The Space Force Is Guarding Something in Florida Buried Beneath Cape Canaveral

May 25, 2026

The Left tears statues down.

The Space Force digs history up.

What they found buried 200 feet from the Banana River – and who's been quietly funding the dig for a decade – changes how you see America's most iconic launch site.

You Need a Security Clearance to Dig Here

The Cape Canaveral Archaeological Mitigation Project is now in its tenth season.

This is a formal partnership between the United States Space Force and the University of Central Florida's Department of Anthropology.

Every student who participates must be a U.S. citizen.

Every one of them needs a security clearance.

That's not a bureaucratic footnote — that's the entire story in miniature.

While Democrats spend their energy renaming military bases and pulling down monuments, America's Space Force is preserving the history of the people who lived on this land long before the first rocket ever launched.

UCF students and faculty are currently excavating the DeSoto site at Cape Canaveral Space Force Station — in a secured corner of the installation that most Americans will never see.

What they're pulling out of the black earth stops you cold.

They Lived on Shark and Clams for a Thousand Years Before the Rockets Came

The tribe was the Ais.

They controlled 150 miles of Florida's Atlantic coast — from Cape Canaveral south to the St.
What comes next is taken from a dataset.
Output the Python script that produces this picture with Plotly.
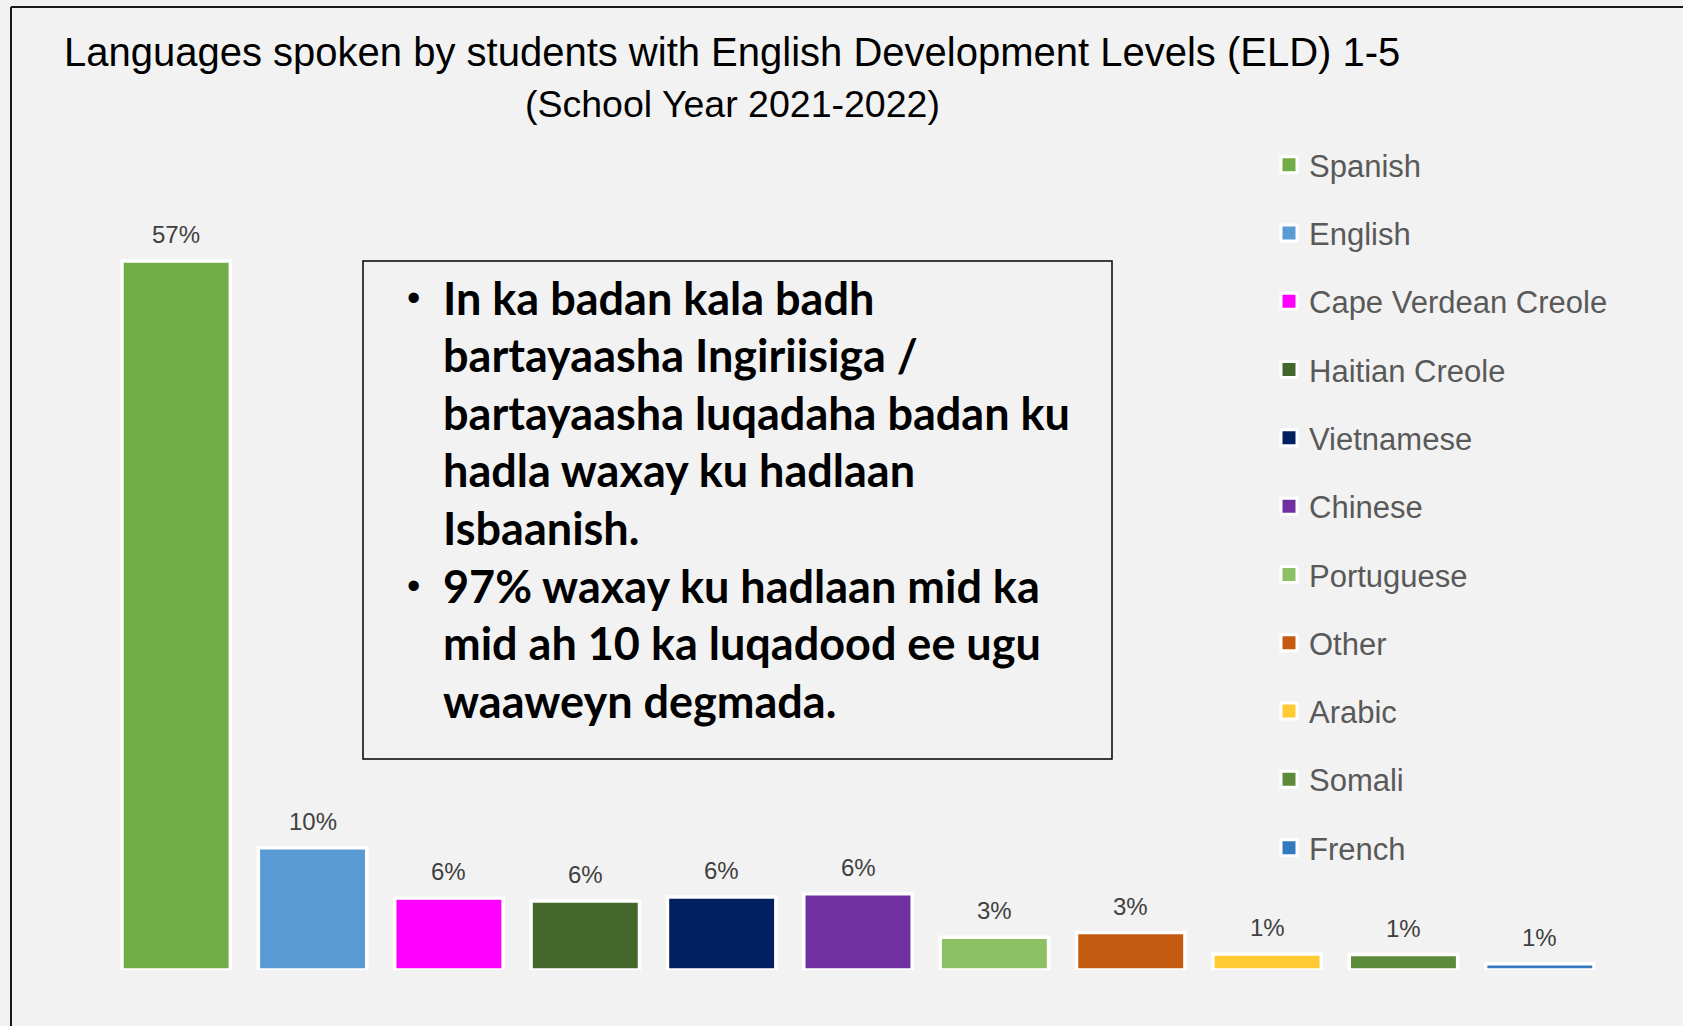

Lucie Inlet — for centuries before the Spanish ever arrived.

They didn't farm.

They didn't need to.

The Atlantic gave them everything: shark, black drum, turtle, coquina clams.

"We have found the refuse of many dozens of meals," said Sarah "Stacy" Barber, an anthropology professor at UCF leading the excavation.

A large shark spine — buried in the midden wall for a thousand years — poked out of the dirt when students started digging.

Conch shell hammers. Shark tooth knives. Pottery sherds. The remnants of a hearth where those meals were cooked.

The site dates to the Malabar II period, roughly 900 to 1565 A.D. — six centuries of continuous civilization on this exact stretch of coastline before the first Bumper 8 rocket ever left the ground in 1950.

And the Ais weren't isolated.

Trade goods — corn and beans farmed hundreds of miles away in North Florida — made it to their settlements.

"Our sites show an abundance and diversity of food, time to produce pottery when needed, and the opportunity to either travel or interact with people in distant regions," Barber said.

Dense communities. Active trade networks.

A sophisticated culture thriving on one of the most resource-rich coastlines on the continent.

"It was probably a comfortable, beachfront lifestyle," she said.

America Honors What It Protects

The left lectures constantly about honoring indigenous history.

Their version means pulling down a statue, canceling someone who said the wrong thing in 1987, or slapping a new name on a federal building.

The Space Force's version is a decade-long excavation with security clearances and scientific rigor, racing to document everything before rising sea levels erase it.

"It is important to do this comprehensive research now," said Tom Penders, the Space Force's Cultural Resources Manager at Cape Canaveral, "because rising sea levels and coastal erosion may actually destroy some of the archaeological sites within the next 25 years."

America's military branch — the one the left tried to mock when Trump created it — is running a preservation operation to save the history of people who called this coastline home for thousands of years before the Space Age.

That's what real respect for history looks like.

Not a press release.

Not a renamed building.

A security clearance, a shovel, and ten years of digging.

"There are few places in the world highlighting the role of the past in the present than somewhere like Cape Canaveral," Barber said, "where the future of space flight literally sits atop and among Native American landscapes."

The Ais fished that coastline for generations before Spain arrived, before England arrived, before America existed.

The Space Force is making sure that story doesn't wash away with the tide.

That's an American institution doing exactly what American institutions are supposed to do.


Sources:

  • Sarah Barber, "Ancient Artifacts Found Beneath Cape Canaveral Space Force Station," Fox News, May 2026.
  • Rick Neale, "UCF Students Dig Up Native Artifacts at Cape Canaveral Space Force Station," Florida Today, April 2026.
  • University of Central Florida, "Cape Canaveral Archaeological Mitigation Project – Season 10," CCAMP, 2025.
  • Peter John Ferdinando, "Atlantic Ais in the Sixteenth and Seventeenth Centuries," Florida International University, 2014.